I went back out yesterday to see if there was any more of this wood worth taking, and did come away with a few more usable pieces. I took a closer look at the smaller branches and foliage, and did in fact find a few thorns on some of the branches in the 1/2"-1" dia. range. Also, it's turning out to be a bit harder than what I first thought. The pieces I cut last week have dried out a fair bit more, and I'd say it's pretty similar to Oak now. They've stayed surprisingly stable and split-free too, considering how much they pulled away right at the sawblade as I was cutting them off. It would take a long time since I have a whole pallet of this stuff now, but I'm wondering if I shouldn't mill all of the most usable pieces up right away to avoid having them split wide open as they dry. I had this happen with a really nice piece of ~3-4" Lilac wood; I painted the ends and even kept it in a plastic bag to slow the drying, and it still got a split almost half an inch wide from end to end right to the pith by the time it was dry.


----------



## 820wards (Jun 14, 2010)

Brmorgan said:


> Sorry I missed this reply the other day. The brass collars are just crimp-on air-hose ferrules that I got from an industrial hose shop down in Kelowna last fall.
> 
> 
> ** I'll have to check with our local hose shop to see if they have the brass ferrules. Never even thought of those.
> ...




** I have some camphor wood I milled a few weeks back that seemed to be doing fine until the weather here got dry and hot. The boards started to warp, but no cracks. I put them on the floor and stickered them with some heavy weights to try and stabilize them.
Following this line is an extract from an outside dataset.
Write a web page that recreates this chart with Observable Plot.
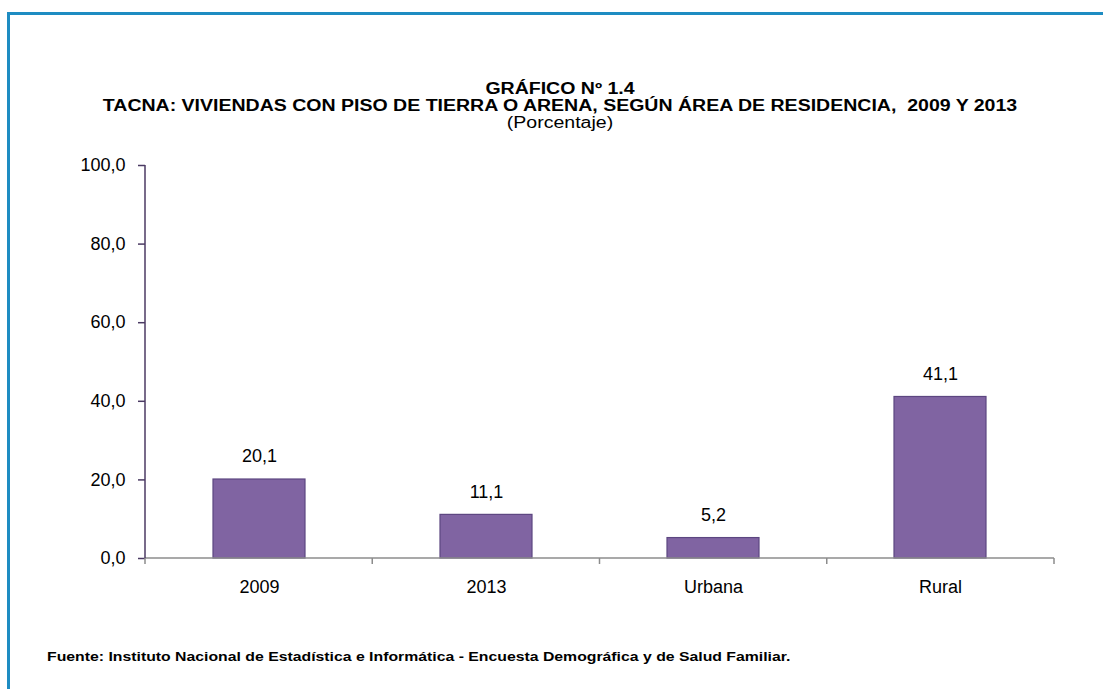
<!DOCTYPE html>
<html>
<head>
<meta charset="utf-8">
<script src="https://cdn.jsdelivr.net/npm/d3@7"></script>
<script src="https://cdn.jsdelivr.net/npm/@observablehq/plot@0.6"></script>
<style>
  html, body { margin: 0; padding: 0; background: #fff; }
  #page { position: relative; width: 1103px; height: 689px; overflow: hidden; font-family: "Liberation Sans", Arial, sans-serif; color: #000; }
  #frame { position: absolute; left: 7px; top: 12px; width: 1200px; height: 800px; border-top: 3px solid #1e8cc2; border-left: 3px solid #1e8cc2; box-sizing: border-box; }
  #titles { position: absolute; left: 0; width: 1120px; top: 80px; text-align: center; font-size: 16px; line-height: 17px; }
  #titles div { transform: scaleX(1.22); transform-origin: 560px 0; white-space: nowrap; }
  #titles .b { font-weight: bold; }
  #chart { position: absolute; left: 0; top: 0; }
  #source { position: absolute; left: 47px; top: 649px; font-size: 13.5px; font-weight: bold; transform: scaleX(1.17); transform-origin: 0 0; white-space: nowrap; }
</style>
</head>
<body>
<div id="page">
  <div id="frame"></div>
  <div id="titles">
    <div class="b">GRÁFICO Nº 1.4</div>
    <div class="b">TACNA: VIVIENDAS CON PISO DE TIERRA O ARENA, SEGÚN ÁREA DE RESIDENCIA,&nbsp; 2009 Y 2013</div>
    <div>(Porcentaje)</div>
  </div>
  <div id="chart"></div>
  <div id="source">Fuente: Instituto Nacional de Estadística e Informática - Encuesta Demográfica y de Salud Familiar.</div>
</div>
<script>
const categories = ["2009", "2013", "Urbana", "Rural"];
const values = [20.1, 11.1, 5.2, 41.1];
const yTicks = [0, 20, 40, 60, 80, 100];

const data = categories.map((c, i) => ({cat: c, value: values[i]}));
const fmt = v => v.toFixed(1).replace(".", ",");

const W = 1103, H = 689, mL = 145, mR = 49, mT = 165, mB = 131;
const font = '"Liberation Sans", Arial, sans-serif';

const axesLines = (index, scales, values, dims) => {
  const g = d3.create("svg:g");
  const step = (dims.width - dims.marginLeft - dims.marginRight) / categories.length;
  const y0 = scales.y(0);
  g.append("line").attr("x1", dims.marginLeft).attr("x2", dims.width - dims.marginRight)
    .attr("y1", y0).attr("y2", y0).attr("stroke", "#8c8c8c").attr("stroke-width", 1.5);
  for (let i = 0; i <= categories.length; i++) {
    const x = dims.marginLeft + i * step;
    g.append("line").attr("x1", x).attr("x2", x).attr("y1", y0).attr("y2", y0 + 6)
      .attr("stroke", "#8c8c8c").attr("stroke-width", 1.5);
  }
  g.append("line").attr("x1", dims.marginLeft).attr("x2", dims.marginLeft)
    .attr("y1", scales.y(100)).attr("y2", y0).attr("stroke", "#4b3a63").attr("stroke-width", 1.5);
  return g.node();
};

const chart = Plot.plot({
  width: W, height: H,
  marginLeft: mL, marginRight: mR, marginTop: mT, marginBottom: mB,
  style: {fontFamily: font, fontSize: "18px", color: "#000", background: "transparent"},
  x: {domain: categories, paddingInner: 0.595, paddingOuter: 0.2975, label: null},
  y: {domain: [0, 100], label: null},
  marks: [
    Plot.barY(data, {x: "cat", y: "value", fill: "#8064a2", stroke: "#5c4680", strokeWidth: 1.2}),
    Plot.text(data, {x: "cat", y: "value", text: d => fmt(d.value), dy: -23, fontSize: 18, fill: "#000"}),
    Plot.axisY({ticks: yTicks, tickFormat: fmt, tickSize: 7, tickPadding: 13, stroke: "#4b3a63", strokeWidth: 1.5, fontSize: 18, label: null, color: "#000"}),
    Plot.axisX({tickSize: 0, tickPadding: 22, fontSize: 18, label: null}),
    axesLines
  ]
});
document.getElementById("chart").appendChild(chart);
</script>
</body>
</html>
I worked on my router table today getting the aluminum dust collection fitting I made mounted and the doors hung. Next I'll be doing the electrical. Here is a few pic's. Yes, I could have bought a dust collector fitting, but figured what the heck, I'll make one. Used some 3031 aluminum.

Thanks for the info on the brass ends.

jerry-

Aluminum dust collection fitting.






Fitting mounted







Router table w/doors mounted


----------



## 7oaks (Jun 14, 2010)

Brad...

If it is black locust it is very stable in log form and after milling. I have logs that I milled that had been down for years with no checking. The grain on mine is very tight and some I have milled is larger branches that have stress. It is great wood and quite beautiful though I use it mostly for beams and in places where I want to avoid rot. On my place here in WV there are fence posts made from split black locust logs that have been in the ground nearly 90 years and still pretty solid - solid enough that I have to use the tractor to remove them when clearing a fence line.


----------



## betterbuilt (Jun 14, 2010)

I have some Black locust slabs that I milled about four years ago. The Slabs are seven feet long and at least 23 inches wide. I dried them really slow and not one of them has a single crack. I was really surprised they didn't explode or warp. My experience with locust board form is that it depends on the log. I try sticker locust near the ground so it doesn't dry to quickly. I than load it up with any other wood I mill. I also use ratchet straps to keep everything together. I had almost perfect results with that trio.

The old timers used to say that locust would last two years longer than stone.


----------



## DaltonPaull (Jun 14, 2010)

Black locust is an invasive species here in Oregon and grows quite a bit up in North Idaho too so I could imagine it growing further north. I read somewhere that it was planted along the railroads to be used as ties and spread from there. I'm not sure how true that is but I have seen it growing near the tracks.

I milled a locust a few years ago and I like the way it works/looks. I'd like to find another good log to mill.


----------



## yukon7 (Jun 14, 2010)

I was wondering if it could be Catalpa? When I lived in Southern BC we had one in the yard, they have pods like your describing.
http://en.wikipedia.org/wiki/Catalpa

Jon


----------



## Brmorgan (Jun 14, 2010)

No, I've seen those trees before in various yards around here though. They are nice trees too. This is definitely in the Pea family as it has the signature pinnate leaves of such plants. The more I look at the wood and various sources of information, I'm more inclined to say it's a cultivated Black Locust. Definitely not a Honey Locust since it doesn't have those long clustered thorns from hell, just short curved ones right on a few branches.


----------



## vincem77 (Jun 14, 2010)

I would agree with the black locust. I cut and split some this spring with the same green look to the heartwood. 

Do you have any larger pieces, what I split had about 1" thick bark in some area's. I can split a piece tomorrow and get a fresh picture.


----------



## Brmorgan (Jun 15, 2010)

Nope, the largest piece is in that first photo and is about 5"-6" at the butt. I'd love to have seen the root burl below the stump though.


----------